Stanford archeologist and d.school faculty member Michael Shanks visits Elon                 

Stanford University’s Michael Shanks visited Elon to share design thinking strategies and lead a discussion on the potential role of design thinking in the future of the liberal arts.

Stanford University’s Michael Shanks, a classical archeologist, d.school faculty member and design thinking consultant, visited Elon in March to share design thinking strategies and lead a discussion on the potential role of design thinking in the future of the liberal arts.

Shanks is an archaeologist and specialist in long-term humanistic views of design and innovation, a senior faculty member of Stanford’s Programs in Science Technology Science, Urban Studies, Rhetoric, and in the Center for Design Research, part of Stanford’s d.school. He has directed Stanford Humanities Lab and the Revs Program, connecting automotive heritage with contemporary car design.

While he pursues fieldwork into the Roman borders, he also serves on the Mayor of Rotterdam’s Advisory Board, envisioning the city’s future, and works with many companies and organizations in developing creative cultures of innovation.

While on campus, Shanks met with faculty across Elon College, the College of Arts and Sciences, introducing design thinking as uniquely connected to the liberal arts mindset, leading a workshop on design thinking ideation strategies that might be used in curriculum development, and holding discussions with leaders across the university.

Says Dean Gabie Smith, “Dr. Shanks invited us all to consider ways in which design principles can deepen our experiential learning. Faculty who have been embracing these methods are excited about bringing disciplinary expertise to bear in situations requiring trans-disciplinary collaborations.”

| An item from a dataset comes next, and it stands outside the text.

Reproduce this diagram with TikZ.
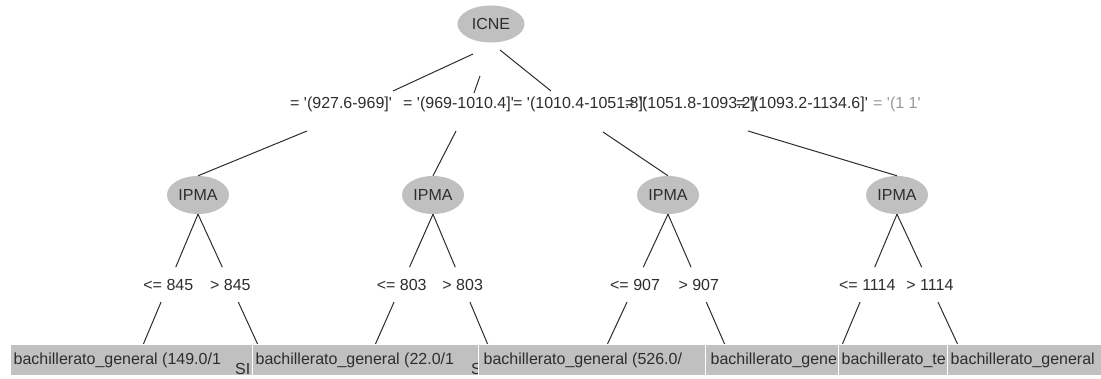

Shanks also met with several classes, including a classical myths course, a COR capstone seminar and the Design Thinking Studio in Social Innovation program. In the Studio, he led an interactive workshop on the strategy of journey mapping, which the students immediately applied in their ideation workshop with members of the Alamance County Wellness and Food Collaboratives to better understand their community partners’ interactions with the communities they serve. Students said the session was lively and useful, and that Shanks helped them connect design thinking, their work in the Studio and their futures as professionals and team members.

In his public talk, “Scholartistry, the Way of Design, and a Future for the Liberal Arts,” Shanks drew on 30 years of authoring, research, pedagogy, consultancy, academic administration and arts practice to explore how we might foreground creativity and innovation in the liberal arts, and indeed in everyday life, while remaining true to in-depth expertise and specialist disciplinary skillsets.

Arguing that in order to be “informed, active members of our communities whose thoughts, hopes, and actions matter,” Shanks said we must consider how resilient vocational and professional skills are in fast-changing complex globally-connected world. He argued that the word needs “t-shaped people” who have both deep disciplinary knowledge but also a broad understanding of the world, and to create those people, institutions of higher education must provide opportunities for students to practice adaptability, flexibility, and transgressing boundaries, all hallmarks of the liberal arts and human-centered design mindset.

Shanks’ visit was sponsored by the Phi Beta Kappa Fund for Excellence, the Design Thinking Studio in Social Innovation program, and the Elon by Design initiative.